Biggest Muni Junk-Bond Fund Plows In as Puerto Rico Debt Rallies

(Bloomberg) -- The biggest buyer of muni junk bonds is big on Puerto Rico.

Nuveen’s $19.5 billion High Yield Municipal Bond Fund, the largest focused on riskier state and local government securities, boosted its stake in debt sold by the bankrupt U.S. territory to $824 million as of April 30, up from $456 million at the end of March and zero in July, according to data compiled by Bloomberg. The company’s Short Duration High Yield Municipal Bond Fund also increased its holdings.

The Chicago-based behemoth is joining other mutual-fund companies, including Pacific Investment Management Co. and AllianceBernstein Holding LP, that have shifted money to Puerto Rico bonds as the island rebounded from the toll of the hurricane that ravaged it in 2017 and made strides toward emerging from a record-setting bankruptcy.

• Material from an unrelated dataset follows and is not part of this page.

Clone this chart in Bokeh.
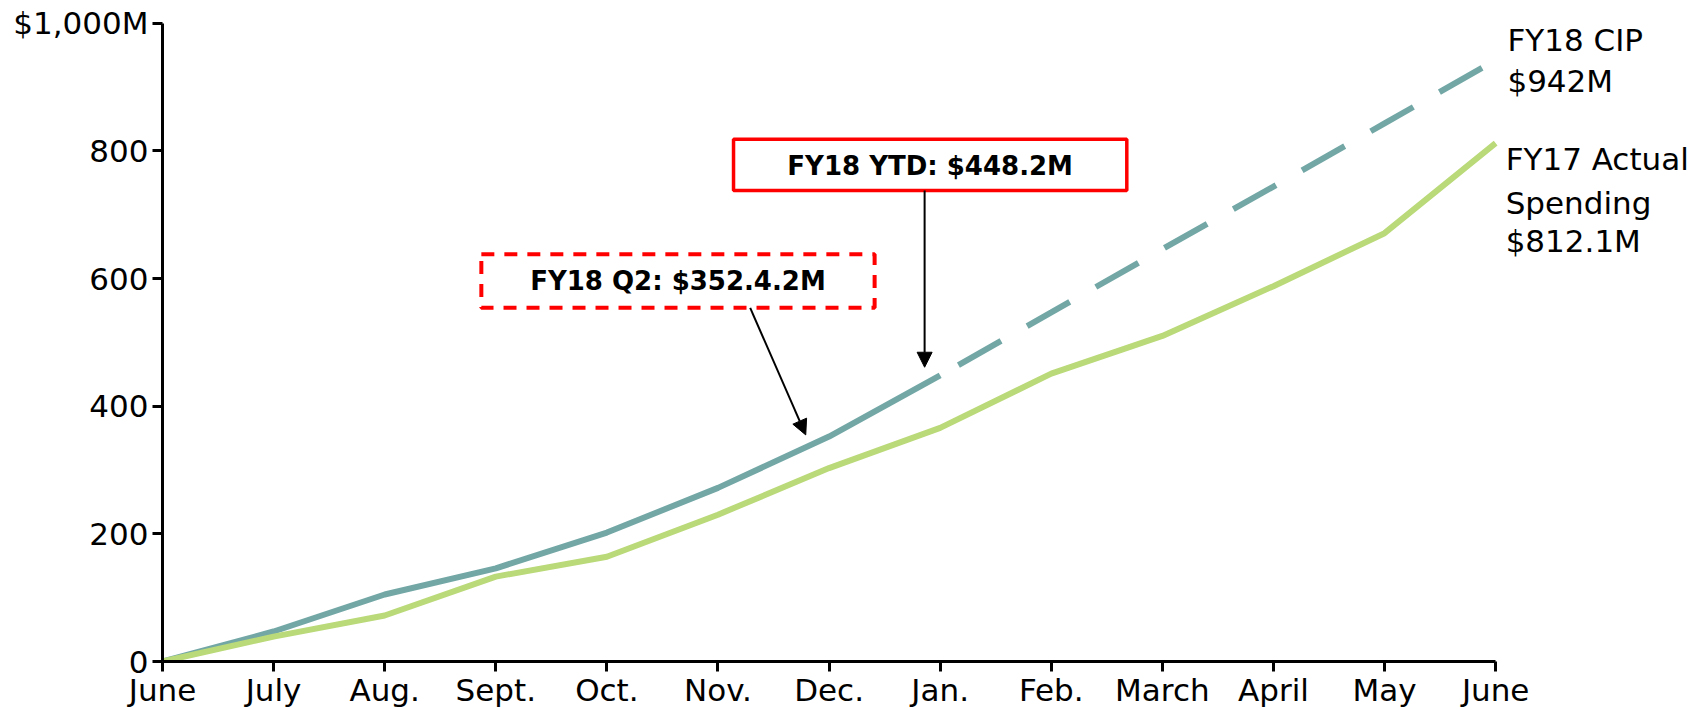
from bokeh.plotting import figure
from bokeh.models import Range1d, FixedTicker, Label, Arrow, NormalHead, BoxAnnotation
from bokeh.embed import file_html
from bokeh.resources import INLINE

# ---------------- data ----------------
months = ["June", "July", "Aug.", "Sept.", "Oct.", "Nov.", "Dec.",
          "Jan.", "Feb.", "March", "April", "May", "June"]
month_idx = list(range(len(months)))

fy17_actual = [0, 39, 72, 133, 164, 230, 303, 366, 451, 510, 588, 671, 812.1]
fy18_cip_ytd = [0, 47, 105, 146, 202, 272, 352.4, 448.2]          # June .. Jan.
fy18_cip_plan = [448.2, 547, 646, 744, 843, 942]                  # Jan. .. June

y_ticks = [0, 200, 400, 600, 800, 1000]
y_tick_labels = ["0", "200", "400", "600", "800", "$1,000M"]

# ---------------- style ----------------
FONT = "DejaVu Sans"
TEAL = "#72A7A6"
GREEN = "#BAD978"
RED = "#FF0000"

p = figure(width=1694, height=710,
           x_range=Range1d(0, 13.79), y_range=Range1d(0, 1027.7),
           output_backend="svg", toolbar_location=None,
           min_border_left=162, min_border_right=0,
           min_border_top=5, min_border_bottom=48)
p.outline_line_color = None
p.grid.visible = False
p.background_fill_color = "white"

# lines
p.line(month_idx[:len(fy18_cip_ytd)], fy18_cip_ytd, line_color=TEAL, line_width=6)
p.line(month_idx[len(fy18_cip_ytd) - 1:], fy18_cip_plan, line_color=TEAL, line_width=6,
       line_dash="49 30", line_dash_offset=58)
p.line(month_idx, fy17_actual, line_color=GREEN, line_width=6)

# axes
xa = p.xaxis[0]
xa.ticker = FixedTicker(ticks=month_idx)
xa.major_label_overrides = {i: m for i, m in enumerate(months)}
xa.bounds = (0, 12)
ya = p.yaxis[0]
ya.ticker = FixedTicker(ticks=y_ticks)
ya.major_label_overrides = {t: l for t, l in zip(y_ticks, y_tick_labels)}
ya.bounds = (0, 1000)
for ax in (xa, ya):
    ax.axis_line_width = 3
    ax.axis_line_color = "black"
    ax.major_tick_line_width = 3
    ax.major_tick_line_color = "black"
    ax.major_tick_out = 10
    ax.major_tick_in = 0
    ax.minor_tick_line_color = None
    ax.major_label_text_font = FONT
    ax.major_label_text_font_size = "31px"
    ax.major_label_text_color = "black"
xa.major_label_standoff = 0
ya.major_label_standoff = 4

# series end labels
end_labels = [
    (12.106, 973, "FY18 CIP"),
    (12.106, 909, "$942M"),
    (12.09, 787, "FY17 Actual"),
    (12.09, 719, "Spending"),
    (12.09, 658, "$812.1M"),
]
for x, y, t in end_labels:
    p.add_layout(Label(x=x, y=y, text=t, text_font=FONT, text_font_size="31px",
                       text_baseline="alphabetic", text_align="left", text_color="black"))

# callout boxes
p.add_layout(BoxAnnotation(left=5.14, right=8.68, bottom=738, top=818,
                           fill_alpha=0, fill_color=None,
                           line_color=RED, line_alpha=1.0, line_width=3.5))
p.add_layout(Label(x=6.91, y=777, text="FY18 YTD: $448.2M", text_font=FONT,
                   text_font_size="26px", text_font_style="bold",
                   text_align="center", text_baseline="middle", text_color="black"))
p.add_layout(BoxAnnotation(left=2.87, right=6.41, bottom=554, top=638,
                           fill_alpha=0, fill_color=None,
                           line_color=RED, line_alpha=1.0, line_width=4, line_dash="13 10"))
p.add_layout(Label(x=4.64, y=596, text="FY18 Q2: $352.4.2M", text_font=FONT,
                   text_font_size="26px", text_font_style="bold",
                   text_align="center", text_baseline="middle", text_color="black"))

# arrows
p.add_layout(Arrow(end=NormalHead(size=15, fill_color="black", line_color="black"),
                   x_start=6.86, y_start=738, x_end=6.86, y_end=461,
                   line_color="black", line_width=2))
p.add_layout(Arrow(end=NormalHead(size=15, fill_color="black", line_color="black"),
                   x_start=5.29, y_start=554, x_end=5.79, y_end=355,
                   line_color="black", line_width=2))

open("out.html", "w").write(file_html(p, INLINE))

If Nuveen maintains those investments, it would signal confidence that the island’s economy will arrest the long-running contraction that pushed the government into a fiscal collapse. An influx of federal disaster aid is expected to help foster that turnaround, with growth of 4% projected for the year ending in June. And the latest financial blueprint approved by Puerto Rico’s federal overseers projects a $19.7 billion budget surplus over 30 years, up from a $12.8 billion projection in October, anticipating that some of the aid will arrive well after the storm.

Biggest Muni Junk-Bond Fund Plows In as Puerto Rico Debt Rallies

The Nuveen high-yield municipal fund’s holdings include $365 million of debt sold by the island’s Aqueduct and Sewer Authority, one of the few Puerto Rico entities that continues to pay bondholders on time and in full, and $228 million issued by the Electric Power Authority, which has reached a tentative deal with some creditors to restructure its debt. It also includes $45 million of Puerto Rico’s sales-tax-backed bonds, which have risen steadily in heavy trading since they were issued in a debt-restructuring agreement in February.

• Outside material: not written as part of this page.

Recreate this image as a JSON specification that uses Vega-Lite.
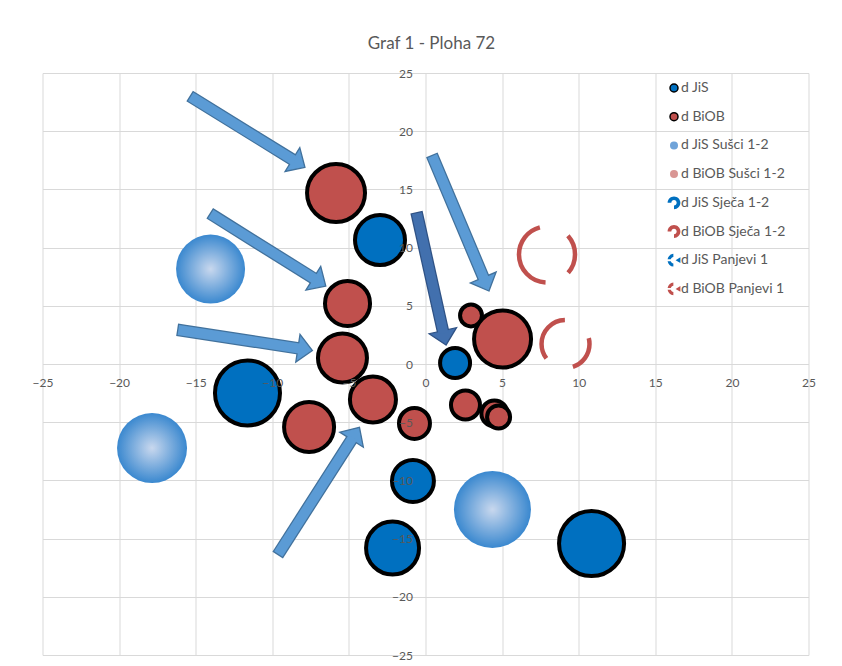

Nuveen’s $5.7 billion Short Duration fund held $316 million of Puerto Rico debt as of April 30, up from $59 million in January and zero in July 2018, according to data compiled by Bloomberg.

A spokeswoman for Nuveen didn’t have an immediate comment.

Nuveen’s increase comes as the federal board that oversees Puerto Rico’s finances and its bankruptcy plans to file a plan with the court as early as the second half of June that would address how much to cut the island’s debt backed by general government revenues and its obligations to its pensioners. Those are the largest portions of its remaining debt that need to be adjusted in court.

That momentum has helped boost prices on some Puerto Rico securities. The island’s debt has gained 9.1% this year, beating the 5.3% advance for high-yield municipal securities, according to Bloomberg Barclays Indexes.